Cain explains that the New Groupthink did not arise at one precise moment.

Cooperative learning, corporate teamwork, and open plans emerged at different times and for different reasons. But the mighty force that pulled these trends together was the rise of the World Wide Web, which lent both cool and gravitas to the idea of collaboration. On the Internet, wondrous creations were produced via shared brainpower.

Think Wikipedia, Linux, Moodle and so many more.

These collective productions, exponentially greater than the sum of their parts, were so awe-inspiring that we came to revere the hive mind, the wisdom of the crowds, the miracle of crowdsourcing. Collaboration became a sacred concept – the key multiplier for success.

But then we took things a step further than the facts called for. We came to value transparency and to knock down walls – not only online but also in person. We failed to realize that what makes sense for asynchronous, relatively anonymous interactions of the Internet might not work as well in face-to-face, politically charged, acoustically noisy confines of an open-plan office [my highlight]. Instead of distinguishing between online and in-person interaction, we used the lessons of one to inform our thinking about the other.

It’s interesting how Cain explains how collaboration works better online and is also much more meaningful and productive, considering at least one third of your learners and workforce are introverts. Also, most complex collaborative problem-solving and creation requires a lot of ‘alone’ time over a considerable period of time and only online collaboration provides that space. In addition, it gives the opportunity for the quiet thinkers to have as ‘loud’ a voice as the vocal extrovert contributors. And more than ever we need to ‘hear’ these voices too.

The Internet’s role in promoting face-to-face group work is especially ironic because the early Web was a medium that enabled bands of often introverted individualists […] to come together to subvert and transcend the usual way of problem-solving.

The earliest open-source creators didn’t share office space – often they didn’t even live in the same country. Their collaboration took place largely in the ether. This is not an insignificant detail. If you had gathered the same people who created Linux, installed them in a giant conference room for a year, and asked them to devise a new operating system, it’s doubtful that anything so revolutionary would have occurred.

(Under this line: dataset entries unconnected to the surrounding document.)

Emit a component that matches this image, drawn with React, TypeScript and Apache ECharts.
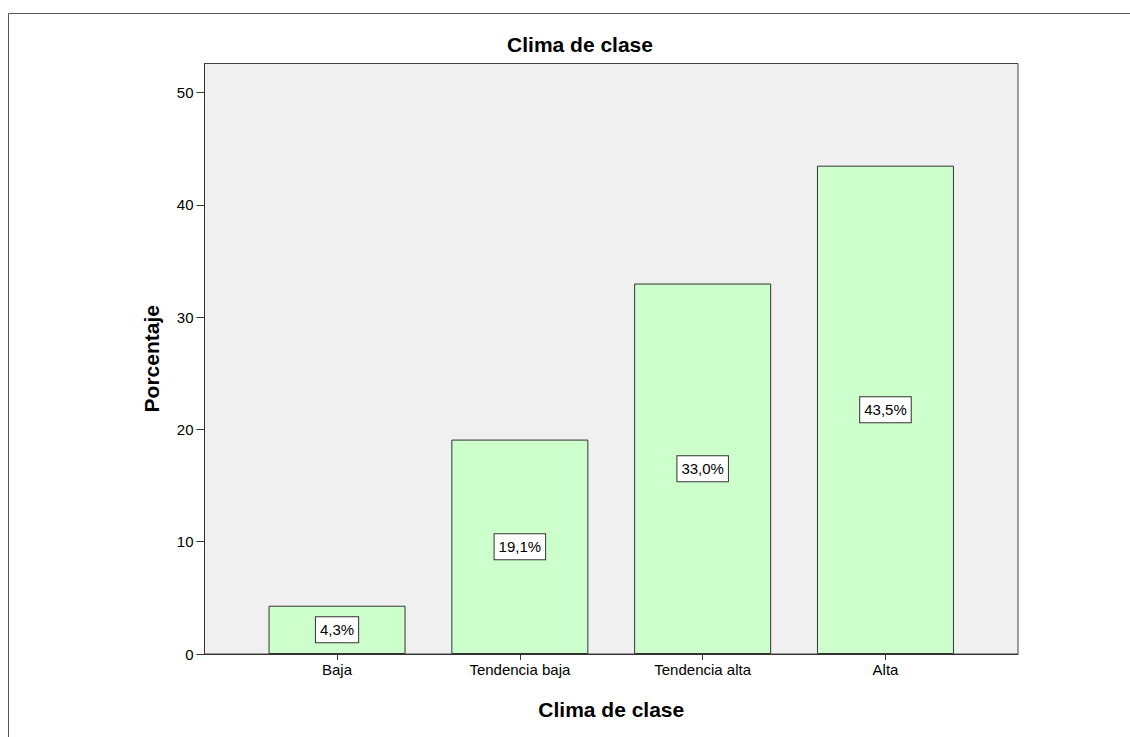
import React, { useEffect, useRef } from "react";
import * as echarts from "echarts";

const categories = ["Baja", "Tendencia baja", "Tendencia alta", "Alta"];
const percentages = [4.3, 19.1, 33.0, 43.5];
const yTicks = [0, 10, 20, 30, 40, 50];
const chartTitle = "Clima de clase";
const xTitle = "Clima de clase";
const yTitle = "Porcentaje";

const FONT = "'Liberation Sans', Arial, sans-serif";

export default function App() {
  const ref = useRef<HTMLDivElement>(null);
  useEffect(() => {
    if (!ref.current) return;
    const chart = echarts.init(ref.current, null, { renderer: "svg" });
    const idx = categories.map((_, i) => i);
    chart.setOption({
      animation: false,
      backgroundColor: "#ffffff",
      textStyle: { fontFamily: FONT },
      title: {
        text: chartTitle,
        left: 575,
        top: 29,
        textAlign: "center",
        textStyle: { fontFamily: FONT, fontSize: 21, fontWeight: "bold", color: "#000" },
      },
      graphic: [
        {
          type: "rect",
          shape: { x: 8.5, y: 13.5, width: 1140, height: 740 },
          style: { fill: "none", stroke: "#555", lineWidth: 1 },
          silent: true,
        },
      ],
      grid: {
        left: 204.5,
        right: 112,
        top: 63.5,
        bottom: 83,
        show: true,
        backgroundColor: "#f0f0f0",
        borderColor: "#444",
        borderWidth: 1,
        containLabel: false,
      },
      xAxis: {
        type: "value",
        min: -0.725,
        max: 3.725,
        name: xTitle,
        nameLocation: "middle",
        nameGap: 45,
        nameTextStyle: { fontFamily: FONT, fontSize: 21, fontWeight: "bold", color: "#000" },
        splitLine: { show: false },
        axisLine: { show: true, onZero: false, lineStyle: { color: "#333", width: 1 } },
        axisTick: { show: true, customValues: idx, length: 6, lineStyle: { color: "#333" } },
        axisLabel: {
          customValues: idx,
          formatter: (v: number) => categories[Math.round(v)] ?? "",
          color: "#000",
          fontSize: 15,
          fontFamily: FONT,
          margin: 8,
        },
      },
      yAxis: {
        type: "value",
        min: 0,
        max: 52.6,
        name: yTitle,
        nameLocation: "middle",
        nameGap: 43,
        nameTextStyle: { fontFamily: FONT, fontSize: 21, fontWeight: "bold", color: "#000" },
        splitLine: { show: false },
        axisLine: { show: true, onZero: false, lineStyle: { color: "#333", width: 1 } },
        axisTick: { show: true, customValues: yTicks, length: 8, lineStyle: { color: "#333" } },
        axisLabel: {
          customValues: yTicks,
          color: "#000",
          fontSize: 15,
          fontFamily: FONT,
          margin: 11,
        },
      },
      series: [
        {
          type: "bar",
          data: categories.map((_, i) => [i, percentages[i]]),
          barWidth: 137,
          itemStyle: { color: "#ccffcc", borderColor: "#333", borderWidth: 1 },
          label: {
            show: true,
            position: "inside",
            formatter: (p: any) => p.value[1].toFixed(1).replace(".", ",") + "%",
            color: "#000",
            fontSize: 15,
            lineHeight: 18,
            fontFamily: FONT,
            backgroundColor: "#ffffff",
            borderColor: "#333",
            borderWidth: 1,
            padding: [4, 4, 3, 4],
          },
        },
      ],
    });
    return () => chart.dispose();
  }, []);
  return (
    <div
      ref={ref}
      style={{ position: "fixed", left: 0, top: 0, width: 1130, height: 737 }}
    />
  );
}
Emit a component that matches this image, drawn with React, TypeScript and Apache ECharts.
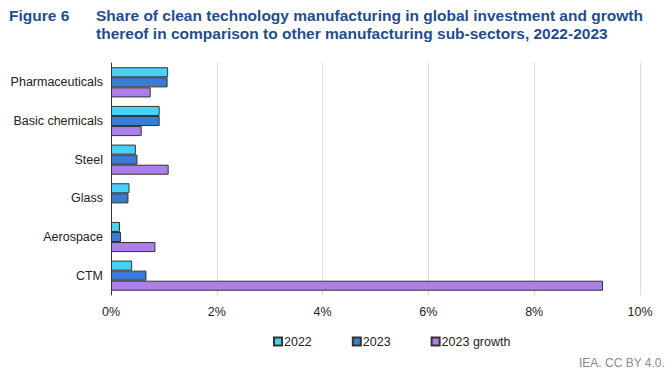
import React, { useEffect, useRef } from "react";
import * as echarts from "echarts";

const categories = ["Pharmaceuticals", "Basic chemicals", "Steel", "Glass", "Aerospace", "CTM"];
const share2022 = [1.08, 0.92, 0.47, 0.35, 0.17, 0.4];
const share2023 = [1.07, 0.92, 0.5, 0.33, 0.19, 0.67];
const growth2023 = [0.75, 0.58, 1.09, 0, 0.84, 9.3];
const xTicks = [0, 2, 4, 6, 8, 10];

export default function App() {
  const ref = useRef<HTMLDivElement>(null);
  useEffect(() => {
    const chart = echarts.init(ref.current!, null, { renderer: "svg" });
    const font = "'Liberation Sans', Arial, sans-serif";
    const mk = (name: string, data: number[], color: string) => ({
      name,
      type: "bar",
      data: data.map((v) => (v === 0 ? { value: v, itemStyle: { borderWidth: 0 } } : v)),
      barGap: "0%",
      barCategoryGap: "22%",
      itemStyle: { color, borderColor: "#333", borderWidth: 1 },
    });
    chart.setOption({
      animation: false,
      textStyle: { fontFamily: font },
      graphic: [
        {
          type: "text",
          left: 9,
          top: 7,
          style: { text: "Figure 6", fill: "#1F4E8C", font: `bold 15.5px ${font}` },
        },
        {
          type: "text",
          left: 96,
          top: 6,
          style: {
            text: "Share of clean technology manufacturing in global investment and growth\nthereof in comparison to other manufacturing sub-sectors, 2022-2023",
            fill: "#1F4E8C",
            font: `bold 15.5px ${font}`,
            lineHeight: 18,
          },
        },
        {
          type: "text",
          right: 7,
          top: 357,
          style: { text: "IEA. CC BY 4.0.", fill: "#8a8a8a", font: `12px ${font}` },
        },
      ],
      legend: {
        bottom: 19,
        left: 268,
        itemWidth: 8,
        itemHeight: 8,
        itemGap: 40,
        icon: "rect",
        textStyle: { fontSize: 12.5, color: "#222", padding: [0, 0, 0, -3] },
        data: ["2022", "2023", "2023 growth"],
      },
      grid: { left: 111, right: 32, top: 63, bottom: 77, containLabel: false },
      xAxis: {
        type: "value",
        min: xTicks[0],
        max: xTicks[xTicks.length - 1],
        interval: 2,
        axisLabel: { formatter: "{value}%", color: "#222", fontSize: 12.5, margin: 10 },
        splitLine: { show: true, lineStyle: { color: "#d9d9d9" } },
        axisLine: { show: false },
        axisTick: { show: false },
      },
      yAxis: {
        type: "category",
        data: categories,
        inverse: true,
        axisLabel: { color: "#222", fontSize: 12.5, margin: 8 },
        axisLine: { show: true, lineStyle: { color: "#333" } },
        axisTick: { show: false },
      },
      series: [
        mk("2022", share2022, "#48D1F7"),
        mk("2023", share2023, "#3B7BD4"),
        mk("2023 growth", growth2023, "#AC7FEB"),
      ],
    });
    return () => chart.dispose();
  }, []);
  return <div ref={ref} style={{ width: 672, height: 372, position: "absolute", left: 0, top: 0 }} />;
}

Did you know that group brainstorming doesn’t actually work? I didn’t until I read Cain’s overview of some forty years of research in this area, concluding that “business people must be insane to use brainstorming groups.” Yet they remain as popular as ever. And here is another surprise:

The one exception to this is online brainstorming. Groups brainstorming electronically, when properly managed, not only do better than individuals, research shows; the larger the group, the better it performs. The same is true for academic research – professors who work together electronically, from different physical locations, tend to produce research that is more influential than those either working alone or collaborating face-to-face.

Many of Cain’s insights, research results and examples further explain why a lot of people (including me) are not fond of group work in face-to-face workshops, yet love collaborative problem-solving online; and get distracted and irritated in webinars, yet thrive in asynchronous settings (provided the task is interesting). The book goes deep into how the value of collaboration is strongly defined by the space where it is taking place. Does it offer the necessary peace and quiet to concentrate without interruption as well? Can we step away from the group/team for a couple of hours or days so we can do some thinking/researching alone before we contribute further? The ‘passive’ form of collaboration promoted in eWorkshops seems to offer exactly that.